* YOUR INSTRUCTIONS
Copy the records that follow exactly as written, but not their pictures.
*** RECORDS SUPPLIED ***
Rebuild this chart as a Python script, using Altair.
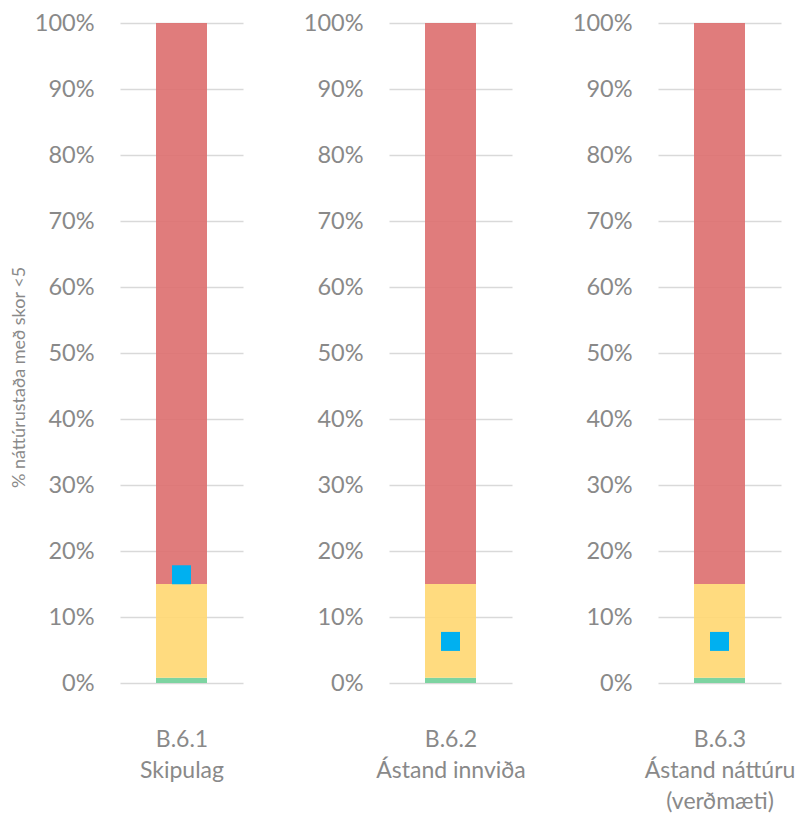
import altair as alt
import pandas as pd

categories = ["B.6.1", "B.6.2", "B.6.3"]
cat_lines = [["B.6.1", "Skipulag"], ["B.6.2", "Ástand innviða"], ["B.6.3", "Ástand náttúru", "(verðmæti)"]]
green_vals = [0.008, 0.008, 0.008]
yellow_vals = [0.142, 0.142, 0.142]
red_vals = [0.85, 0.85, 0.85]
marker_vals = [0.164, 0.063, 0.063]

seg_names = ["græn", "gul", "rauð"]
seg_colors = ["#72D099", "#FFD874", "#DD7171"]

FONT = "Lato"
GRAY = "#898989"


def panel(i):
    rows = []
    start = 0.0
    for name, val in zip(seg_names, [green_vals[i], yellow_vals[i], red_vals[i]]):
        rows.append({"cat": categories[i], "seg": name, "start": start, "end": start + val})
        start += val
    df = pd.DataFrame(rows)
    mdf = pd.DataFrame({"cat": [categories[i]], "marker": [marker_vals[i]]})
    ytitle = "% náttúrustaða með skor <5" if i == 0 else ""
    yaxis = alt.Axis(
        format="%", values=[k / 10 for k in range(11)], grid=True, gridColor="#D9D9D9",
        gridWidth=1.3, domain=False, ticks=False, labelPadding=26, labelFont=FONT,
        labelFontSize=23.5, labelColor=GRAY, title=ytitle, titleFont=FONT,
        titleFontSize=18, titleColor=GRAY, titleFontWeight="normal", titlePadding=6,
        titleY=354,
    )
    xaxis = alt.Axis(
        labels=False, ticks=False, domain=False, title=cat_lines[i], titleFont=FONT,
        titleFontSize=23, titleColor=GRAY, titleFontWeight="normal", titlePadding=45,
        titleLineHeight=31,
    )
    bars = alt.Chart(df).mark_bar(size=51, opacity=0.92).encode(
        x=alt.X("cat:N", axis=xaxis),
        y=alt.Y("start:Q", scale=alt.Scale(domain=[0, 1]), axis=yaxis),
        y2="end:Q",
        color=alt.Color("seg:N", scale=alt.Scale(domain=seg_names, range=seg_colors), legend=None),
    )
    pts = alt.Chart(mdf).mark_square(size=361, color="#00B0F0", opacity=1).encode(
        x=alt.X("cat:N"), y=alt.Y("marker:Q")
    )
    return alt.layer(bars, pts).properties(width=123, height=660)


chart = alt.hconcat(panel(0), panel(1), panel(2), spacing=146, bounds="flush").configure_view(
    stroke=None
).properties(padding={"left": 2, "top": 3, "right": 0, "bottom": 0})

chart.save("out.html", embed_options={"renderer": "svg", "actions": False})
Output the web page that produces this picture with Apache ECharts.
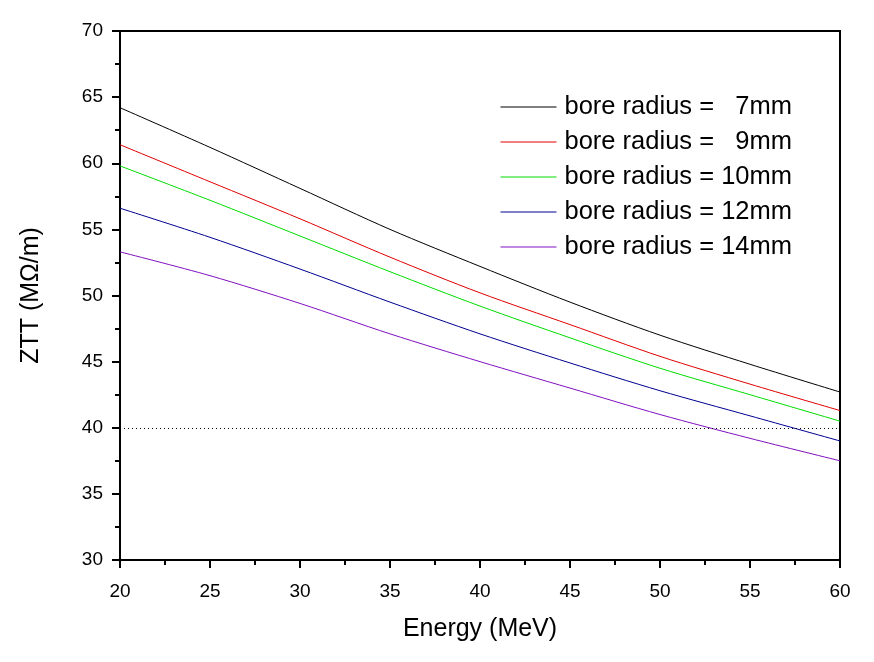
***
* FULL SOLUTION
Rebuild this chart as a Python script, using Altair.
import altair as alt
import pandas as pd

categories = ["B.6.1", "B.6.2", "B.6.3"]
cat_lines = [["B.6.1", "Skipulag"], ["B.6.2", "Ástand innviða"], ["B.6.3", "Ástand náttúru", "(verðmæti)"]]
green_vals = [0.008, 0.008, 0.008]
yellow_vals = [0.142, 0.142, 0.142]
red_vals = [0.85, 0.85, 0.85]
marker_vals = [0.164, 0.063, 0.063]

seg_names = ["græn", "gul", "rauð"]
seg_colors = ["#72D099", "#FFD874", "#DD7171"]

FONT = "Lato"
GRAY = "#898989"


def panel(i):
    rows = []
    start = 0.0
    for name, val in zip(seg_names, [green_vals[i], yellow_vals[i], red_vals[i]]):
        rows.append({"cat": categories[i], "seg": name, "start": start, "end": start + val})
        start += val
    df = pd.DataFrame(rows)
    mdf = pd.DataFrame({"cat": [categories[i]], "marker": [marker_vals[i]]})
    ytitle = "% náttúrustaða með skor <5" if i == 0 else ""
    yaxis = alt.Axis(
        format="%", values=[k / 10 for k in range(11)], grid=True, gridColor="#D9D9D9",
        gridWidth=1.3, domain=False, ticks=False, labelPadding=26, labelFont=FONT,
        labelFontSize=23.5, labelColor=GRAY, title=ytitle, titleFont=FONT,
        titleFontSize=18, titleColor=GRAY, titleFontWeight="normal", titlePadding=6,
        titleY=354,
    )
    xaxis = alt.Axis(
        labels=False, ticks=False, domain=False, title=cat_lines[i], titleFont=FONT,
        titleFontSize=23, titleColor=GRAY, titleFontWeight="normal", titlePadding=45,
        titleLineHeight=31,
    )
    bars = alt.Chart(df).mark_bar(size=51, opacity=0.92).encode(
        x=alt.X("cat:N", axis=xaxis),
        y=alt.Y("start:Q", scale=alt.Scale(domain=[0, 1]), axis=yaxis),
        y2="end:Q",
        color=alt.Color("seg:N", scale=alt.Scale(domain=seg_names, range=seg_colors), legend=None),
    )
    pts = alt.Chart(mdf).mark_square(size=361, color="#00B0F0", opacity=1).encode(
        x=alt.X("cat:N"), y=alt.Y("marker:Q")
    )
    return alt.layer(bars, pts).properties(width=123, height=660)


chart = alt.hconcat(panel(0), panel(1), panel(2), spacing=146, bounds="flush").configure_view(
    stroke=None
).properties(padding={"left": 2, "top": 3, "right": 0, "bottom": 0})

chart.save("out.html", embed_options={"renderer": "svg", "actions": False})
Output the web page that produces this picture with Apache ECharts.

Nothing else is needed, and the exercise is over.